La première étape attendue porte sur le nettoyage des données et la structuration de véritables grilles salariales, adossées à des critères objectifs partagés avec les partenaires sociaux. Tant que ces prérequis ne sont pas remplis, le déploiement opérationnel d’un dispositif conforme à la directive européenne reste très partiel dans la majorité des entreprises.
| Étape du chantier RH | Objectif | Niveau d’avancement typique |
|---|---|---|
| Cartographie des rémunérations | Identifier toutes les composantes fixes et variables, par poste et par sexe | Souvent incomplète, données dispersées entre paie, SIRH et fichiers locaux |
| Qualité et nettoyage des données | Fiabiliser les informations de salaire et de classification | Démarrage récent ou à venir, forte hétérogénéité selon la taille de l’entreprise |
| Construction de grilles salariales | Structurer des repères de rémunération par fonction, niveau et ancienneté | Avancée chez certains grands groupes, encore peu formalisée dans les petites structures |
| Définition de critères objectifs | Fixer des règles transparentes pour les hausses et les promotions | Discussions en cours, nécessité de concertation avec les représentants du personnel |
| Déploiement opérationnel du dispositif | Mettre en place les outils, procédures et supports d’information | Largement à venir, avec un risque de concentration des tâches à l’approche du 7 juin 2026 |
Grilles salariales : un fossé de structuration selon la taille d’entreprise
Les premiers effets de la directive européenne sur la transparence salariale révèlent de fortes disparités entre TPE, PME et grandes entreprises françaises. Dans les structures de moins de 50 salariés, la politique de rémunération reste très peu outillée, la couverture par des grilles formalisées demeurant marginale.
À mesure que la taille augmente, les dispositifs se structurent, mais de façon inégale. Les grandes entreprises affichent une meilleure formalisation des critères de classification, tandis que de larges pans de PME laissent encore une faible part des salariés sans référence claire de rémunération, à quelques mois de 2026.
À retenir : 93,8 % des entreprises déclarent qu’elles n’auront pas finalisé un dispositif complet de grilles et critères de rémunération au 7 juin 2026.
Délais internes estimés : entre confiance affichée et incertitudes opérationnelles
Les directions se projettent désormais sur le respect de l’échéance du 7 juin 2026 fixée pour la transparence salariale.

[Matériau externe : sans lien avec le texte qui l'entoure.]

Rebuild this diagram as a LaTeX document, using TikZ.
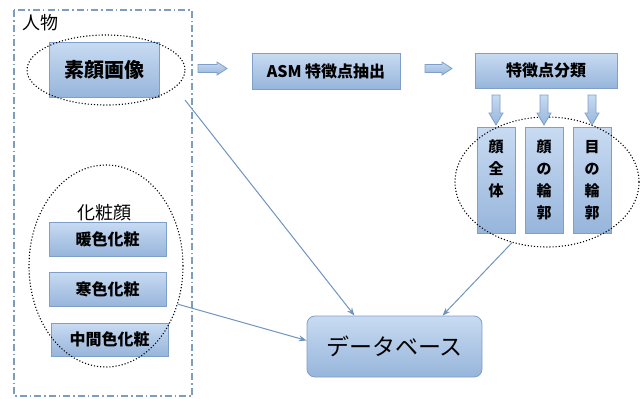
\documentclass[tikz,border=0pt]{standalone}
\usepackage{fontspec}
\setmainfont{Noto Sans CJK JP}
\usetikzlibrary{shapes.geometric,arrows.meta}

\definecolor{boxline}{HTML}{7F9FC8}
\definecolor{boxtop}{HTML}{C8DBF2}
\definecolor{boxbot}{HTML}{97B5DB}
\definecolor{linkcol}{HTML}{7094BE}
\definecolor{framecol}{HTML}{7E9DBD}

\tikzset{
  stepbox/.style={draw=boxline, line width=0.8pt, top color=boxtop, bottom color=boxbot,
    font=\bfseries\fontsize{16}{18}\selectfont, inner sep=0pt},
  tallbox/.style={stepbox, minimum width=38pt, minimum height=106pt, align=center,
    font=\bfseries\fontsize{15}{22}\selectfont},
  ring/.style={ellipse, draw, dotted, line width=1.1pt, inner sep=0pt},
  link/.style={draw=linkcol, line width=1pt, -{Stealth[length=8pt,width=6pt]}},
  blockarrow/.style={draw=boxline, line width=0.8pt, top color=boxtop, bottom color=boxbot},
  frame/.style={draw=framecol, line width=1.2pt, dash pattern=on 7pt off 3pt on 1.5pt off 3pt}
}

\begin{document}
\begin{tikzpicture}[x=1pt,y=-1pt]
\useasboundingbox (0,0) rectangle (643,399);

% left frame
\draw [frame] (14,10) rectangle (192,396);
\node (person) at (41,23) {\fontsize{18}{20}\selectfont 人物};

% boxes
\node [stepbox, minimum width=110pt, minimum height=55pt, font=\bfseries\fontsize{20}{22}\selectfont] (sugao) at (104,69.5) {素顔画像};
\node [stepbox, minimum width=148pt, minimum height=36pt] (asm) at (326,71) {ASM 特徴点抽出};
\node [stepbox, minimum width=142pt, minimum height=35pt] (cls) at (546,70.5) {特徴点分類};
\node [tallbox] (whole) at (496,180) {顔\\全\\体\\\phantom{体}};
\node [tallbox] (contour) at (544,180) {顔\\の\\輪\\郭};
\node [tallbox] (eye) at (592,180) {目\\の\\輪\\郭};

\node (mklabel) at (104,213) {\fontsize{18}{20}\selectfont 化粧顔};
\node [stepbox, minimum width=117pt, minimum height=34pt] (warm) at (107.5,239) {暖色化粧};
\node [stepbox, minimum width=117pt, minimum height=34pt] (cold) at (107.5,289) {寒色化粧};
\node [stepbox, minimum width=117pt, minimum height=33pt] (mid) at (109.5,339.5) {中間色化粧};

\node [stepbox, rounded corners=8pt, minimum width=175pt, minimum height=61pt,
  font=\fontsize{23}{25}\selectfont] (db) at (394.5,346.5) {データベース};

% dotted groups
\node [ring, minimum width=158pt, minimum height=70pt] (sugaoring) at (106,70) {};
\node [ring, minimum width=154pt, minimum height=202pt] (mkring) at (106,266) {};
\node [ring, minimum width=184pt, minimum height=130pt] (clsring) at (547,182) {};

% block arrows
\draw [blockarrow] (198,64.5) -- (217,64.5) -- (217,62) -- (227,68.5) -- (217,75) -- (217,72.5) -- (198,72.5) -- cycle;
\draw [blockarrow] (425,64.5) -- (442,64.5) -- (442,62) -- (452,68.5) -- (442,75) -- (442,72.5) -- (425,72.5) -- cycle;
\foreach \x in {496,544,592}
  \draw [blockarrow] (\x-4,95) -- (\x+4,95) -- (\x+4,113) -- (\x+7,113) -- (\x,125) -- (\x-7,113) -- (\x-4,113) -- cycle;

% links to the database
\coordinate (s1) at (185,100);
\draw [link] (s1) -- ([xshift=-40pt]db.north);
\draw [link] (mkring.-28) -- ([yshift=6pt]db.west);
\draw [link] (clsring.-120) -- ([xshift=48pt]db.north);
\end{tikzpicture}
\end{document}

De nombreux groupes annoncent des feuilles de route internes, mais le calendrier de projet reste serré pour consolider les données et revoir les politiques de rémunération.
Dans les TPE et PME, les équipes paie et RH signalent déjà des difficultés d’organisation. Le manque de ressources RH dédiées, ajouté aux chantiers techniques sur les systèmes d’information, accroît les risques de retard pour atteindre une conformité complète à la directive 2023/970.
Quelles obligations risquent de ne pas être tenues à temps ?
Selon les premiers retours d’enquête sur l’application de la directive européenne 2023/970, 93,8 % des entreprises françaises n’auront pas, au 7 juin 2026, un dispositif de transparence salariale déployé. Les équipes RH restent focalisées sur la capacité à expliquer la logique globale de rémunération et la façon dont chaque poste se situe dans l’organisation, au regard de référentiels encore incomplets, en cherchant à structurer des critères de rémunération utilisables dans la durée.
Les obligations tournées vers l’extérieur semblent plus délicates à opérationnaliser. La mention de niveaux de rémunération dans les offres d’emploi et la définition de fourchettes de salaire publiables restent en chantier, tout comme un dispositif fiable de reporting écarts F/H accessible aux salariés et à leurs représentants.
Risques juridiques, sociaux et d’image pour les entreprises en retard
Au-delà du calendrier politique, le retard annoncé sur la transparence salariale expose les entreprises à un risque juridique dès la transposition de la directive 2023/970 dans le droit national. Les écarts de rémunération non justifiés pourront être contestés plus facilement par les salariés, avec une charge de la preuve allégée. Dans ce cadre, les inspections et contrôles administratifs pourraient déboucher sur des constats de non-conformité juridique et nourrir une hausse des contentieux prud’homaux liés aux inégalités de salaire.
Sur le terrain social, des écarts de salaire non expliqués risquent d’alimenter tensions internes et perte de confiance. L’exposition sur les plateformes d’avis crée un risque pour la réputation employeur, avec des difficultés de recrutement et davantage de départs volontaires.